■ SET TASK
Repeat the full listing below verbatim and keep the images out.

[Charts and diagrams as code]
>>>>>

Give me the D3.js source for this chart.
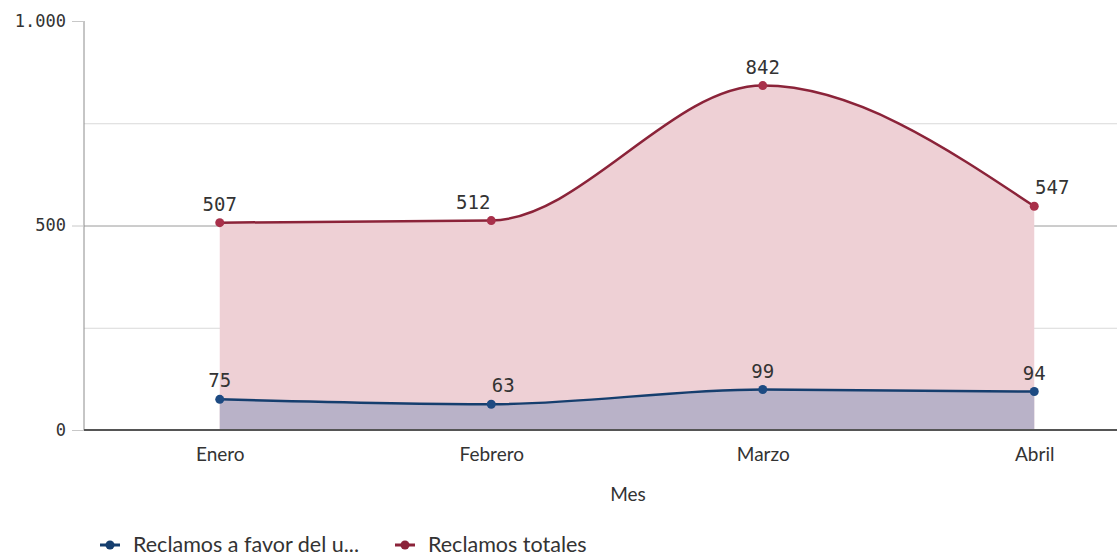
<!DOCTYPE html>
<html>
<head>
<meta charset="utf-8">
<script src="https://cdn.jsdelivr.net/npm/d3@7"></script>
<style>
  body { margin: 0; background: #fff; overflow: hidden; }
  svg { display: block; }
</style>
</head>
<body>
<svg id="chart" width="1117" height="556"></svg>
<script>
// data
const MONTHS = ["Enero", "Febrero", "Marzo", "Abril"];
const FAVOR = [75, 63, 99, 94];
const TOTAL = [507, 512, 842, 547];
const Y_TICKS = [0, 500, 1000];
const SERIES_NAMES = ["Reclamos a favor del u...", "Reclamos totales"];

// label nudges so the numbers dont sit on the lines (Qlik style)
const LABEL_DX = { total: [0, -18, 0, 18], favor: [0, 12, 0, 0] };

const width = 1117;
const height = 556;
const margin = { top: 21, right: -53, bottom: 126, left: 84 };

const svg = d3.select("#chart");

const x = d3.scalePoint()
  .domain(MONTHS)
  .range([margin.left, width - margin.right])
  .padding(0.5);

const y = d3.scaleLinear()
  .domain([0, 1000])
  .range([height - margin.bottom, margin.top]);

// gridlines
const grid = svg.append("g");
grid.selectAll("line")
  .data([250, 500, 750])
  .join("line")
  .attr("x1", margin.left)
  .attr("x2", width)
  .attr("y1", d => y(d) + 0.5)
  .attr("y2", d => y(d) + 0.5)
  .attr("stroke", d => d === 500 ? "#9a9a9a" : "#d9d9d9")
  .attr("stroke-width", 1);

const curve = d3.curveMonotoneX;

const area = vals => d3.area()
  .x((d, i) => x(MONTHS[i]))
  .y0(y(0))
  .y1(d => y(d))
  .curve(curve)(vals);

const line = vals => d3.line()
  .x((d, i) => x(MONTHS[i]))
  .y(d => y(d))
  .curve(curve)(vals);

// areas
svg.append("path").attr("d", area(TOTAL)).attr("fill", "#eed0d5");
svg.append("path").attr("d", area(FAVOR)).attr("fill", "#b9b2c8");

// lines
svg.append("path").attr("d", line(TOTAL))
  .attr("fill", "none").attr("stroke", "#8b2339").attr("stroke-width", 2.5);
svg.append("path").attr("d", line(FAVOR))
  .attr("fill", "none").attr("stroke", "#153e6e").attr("stroke-width", 2.5);

// axes
const yAxis = g => g
  .attr("transform", `translate(${margin.left},0)`)
  .call(d3.axisLeft(y).tickValues(Y_TICKS).tickSize(12).tickPadding(6)
    .tickFormat(d => d3.format(",")(d).replace(",", ".")))
  .call(g => g.select(".domain").attr("stroke", "#8c8c8c").attr("d", `M0,${y(0)}V${y(1000)}`))
  .call(g => g.selectAll(".tick line").attr("stroke", "#c8c8c8"))
  .call(g => g.selectAll(".tick text")
    .attr("font-family", "DejaVu Sans Mono")
    .attr("font-size", 17)
    .attr("fill", "#333"));

svg.append("g").call(yAxis);

// baseline
svg.append("line")
  .attr("x1", margin.left).attr("x2", width)
  .attr("y1", y(0)).attr("y2", y(0))
  .attr("stroke", "#555").attr("stroke-width", 2);

const xAxis = g => g
  .attr("transform", `translate(0,${y(0)})`)
  .call(d3.axisBottom(x).tickSize(0).tickPadding(18))
  .call(g => g.select(".domain").remove())
  .call(g => g.selectAll(".tick text")
    .attr("font-family", "Lato")
    .attr("font-size", 19)
    .attr("fill", "#333"));

svg.append("g").call(xAxis);

svg.append("text")
  .attr("x", 628).attr("y", 501)
  .attr("text-anchor", "middle")
  .attr("font-family", "Lato").attr("font-size", 19).attr("fill", "#333")
  .text("Mes");

// dots + labels
const drawPoints = (vals, color, key) => {
  svg.append("g").selectAll("circle")
    .data(vals)
    .join("circle")
    .attr("cx", (d, i) => x(MONTHS[i]))
    .attr("cy", d => y(d))
    .attr("r", 4.5)
    .attr("fill", color);

  svg.append("g").selectAll("text")
    .data(vals)
    .join("text")
    .attr("x", (d, i) => x(MONTHS[i]) + LABEL_DX[key][i])
    .attr("y", d => y(d) - 12)
    .attr("text-anchor", "middle")
    .attr("font-family", "DejaVu Sans Mono")
    .attr("font-size", 19)
    .attr("fill", "#333")
    .text(d => d);
};

drawPoints(TOTAL, "#a8304a", "total");
drawPoints(FAVOR, "#1d4a82", "favor");

// legend
const legendColors = ["#153e6e", "#8b2339"];
const legendX = [100, 395];
const legend = svg.append("g");
SERIES_NAMES.forEach((name, i) => {
  const g = legend.append("g").attr("transform", `translate(${legendX[i]},545)`);
  g.append("line").attr("x1", 0).attr("x2", 20).attr("stroke", legendColors[i]).attr("stroke-width", 3);
  g.append("circle").attr("cx", 10).attr("r", 4.5).attr("fill", legendColors[i]);
  g.append("text").attr("x", 33).attr("y", 7)
    .attr("font-family", "Lato").attr("font-size", 21.5).attr("fill", "#333")
    .text(name);
});
</script>
</body>
</html>
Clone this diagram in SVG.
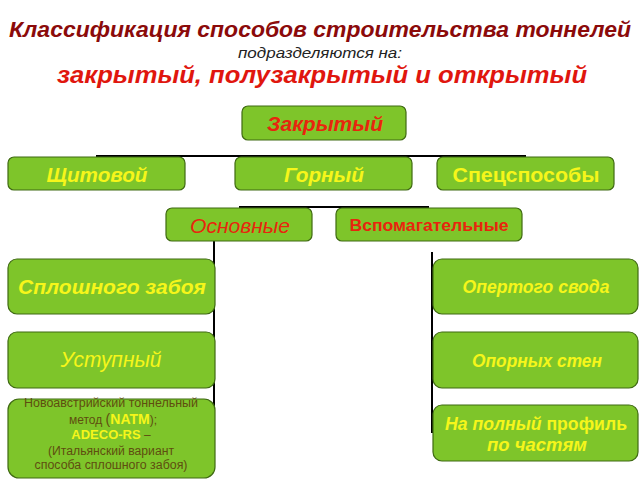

<<<<<

■ OUTPUT BELOW
Give me the D3.js source for this chart.
<!DOCTYPE html>
<html>
<head>
<meta charset="utf-8">
<script src="https://cdn.jsdelivr.net/npm/d3@7"></script>
<style>
  body { margin: 0; background: #fff; overflow: hidden; }
  svg { display: block; }
</style>
</head>
<body>
<svg id="chart" width="1117" height="556"></svg>
<script>
// data
const MONTHS = ["Enero", "Febrero", "Marzo", "Abril"];
const FAVOR = [75, 63, 99, 94];
const TOTAL = [507, 512, 842, 547];
const Y_TICKS = [0, 500, 1000];
const SERIES_NAMES = ["Reclamos a favor del u...", "Reclamos totales"];

// label nudges so the numbers dont sit on the lines (Qlik style)
const LABEL_DX = { total: [0, -18, 0, 18], favor: [0, 12, 0, 0] };

const width = 1117;
const height = 556;
const margin = { top: 21, right: -53, bottom: 126, left: 84 };

const svg = d3.select("#chart");

const x = d3.scalePoint()
  .domain(MONTHS)
  .range([margin.left, width - margin.right])
  .padding(0.5);

const y = d3.scaleLinear()
  .domain([0, 1000])
  .range([height - margin.bottom, margin.top]);

// gridlines
const grid = svg.append("g");
grid.selectAll("line")
  .data([250, 500, 750])
  .join("line")
  .attr("x1", margin.left)
  .attr("x2", width)
  .attr("y1", d => y(d) + 0.5)
  .attr("y2", d => y(d) + 0.5)
  .attr("stroke", d => d === 500 ? "#9a9a9a" : "#d9d9d9")
  .attr("stroke-width", 1);

const curve = d3.curveMonotoneX;

const area = vals => d3.area()
  .x((d, i) => x(MONTHS[i]))
  .y0(y(0))
  .y1(d => y(d))
  .curve(curve)(vals);

const line = vals => d3.line()
  .x((d, i) => x(MONTHS[i]))
  .y(d => y(d))
  .curve(curve)(vals);

// areas
svg.append("path").attr("d", area(TOTAL)).attr("fill", "#eed0d5");
svg.append("path").attr("d", area(FAVOR)).attr("fill", "#b9b2c8");

// lines
svg.append("path").attr("d", line(TOTAL))
  .attr("fill", "none").attr("stroke", "#8b2339").attr("stroke-width", 2.5);
svg.append("path").attr("d", line(FAVOR))
  .attr("fill", "none").attr("stroke", "#153e6e").attr("stroke-width", 2.5);

// axes
const yAxis = g => g
  .attr("transform", `translate(${margin.left},0)`)
  .call(d3.axisLeft(y).tickValues(Y_TICKS).tickSize(12).tickPadding(6)
    .tickFormat(d => d3.format(",")(d).replace(",", ".")))
  .call(g => g.select(".domain").attr("stroke", "#8c8c8c").attr("d", `M0,${y(0)}V${y(1000)}`))
  .call(g => g.selectAll(".tick line").attr("stroke", "#c8c8c8"))
  .call(g => g.selectAll(".tick text")
    .attr("font-family", "DejaVu Sans Mono")
    .attr("font-size", 17)
    .attr("fill", "#333"));

svg.append("g").call(yAxis);

// baseline
svg.append("line")
  .attr("x1", margin.left).attr("x2", width)
  .attr("y1", y(0)).attr("y2", y(0))
  .attr("stroke", "#555").attr("stroke-width", 2);

const xAxis = g => g
  .attr("transform", `translate(0,${y(0)})`)
  .call(d3.axisBottom(x).tickSize(0).tickPadding(18))
  .call(g => g.select(".domain").remove())
  .call(g => g.selectAll(".tick text")
    .attr("font-family", "Lato")
    .attr("font-size", 19)
    .attr("fill", "#333"));

svg.append("g").call(xAxis);

svg.append("text")
  .attr("x", 628).attr("y", 501)
  .attr("text-anchor", "middle")
  .attr("font-family", "Lato").attr("font-size", 19).attr("fill", "#333")
  .text("Mes");

// dots + labels
const drawPoints = (vals, color, key) => {
  svg.append("g").selectAll("circle")
    .data(vals)
    .join("circle")
    .attr("cx", (d, i) => x(MONTHS[i]))
    .attr("cy", d => y(d))
    .attr("r", 4.5)
    .attr("fill", color);

  svg.append("g").selectAll("text")
    .data(vals)
    .join("text")
    .attr("x", (d, i) => x(MONTHS[i]) + LABEL_DX[key][i])
    .attr("y", d => y(d) - 12)
    .attr("text-anchor", "middle")
    .attr("font-family", "DejaVu Sans Mono")
    .attr("font-size", 19)
    .attr("fill", "#333")
    .text(d => d);
};

drawPoints(TOTAL, "#a8304a", "total");
drawPoints(FAVOR, "#1d4a82", "favor");

// legend
const legendColors = ["#153e6e", "#8b2339"];
const legendX = [100, 395];
const legend = svg.append("g");
SERIES_NAMES.forEach((name, i) => {
  const g = legend.append("g").attr("transform", `translate(${legendX[i]},545)`);
  g.append("line").attr("x1", 0).attr("x2", 20).attr("stroke", legendColors[i]).attr("stroke-width", 3);
  g.append("circle").attr("cx", 10).attr("r", 4.5).attr("fill", legendColors[i]);
  g.append("text").attr("x", 33).attr("y", 7)
    .attr("font-family", "Lato").attr("font-size", 21.5).attr("fill", "#333")
    .text(name);
});
</script>
</body>
</html>
Clone this diagram in SVG.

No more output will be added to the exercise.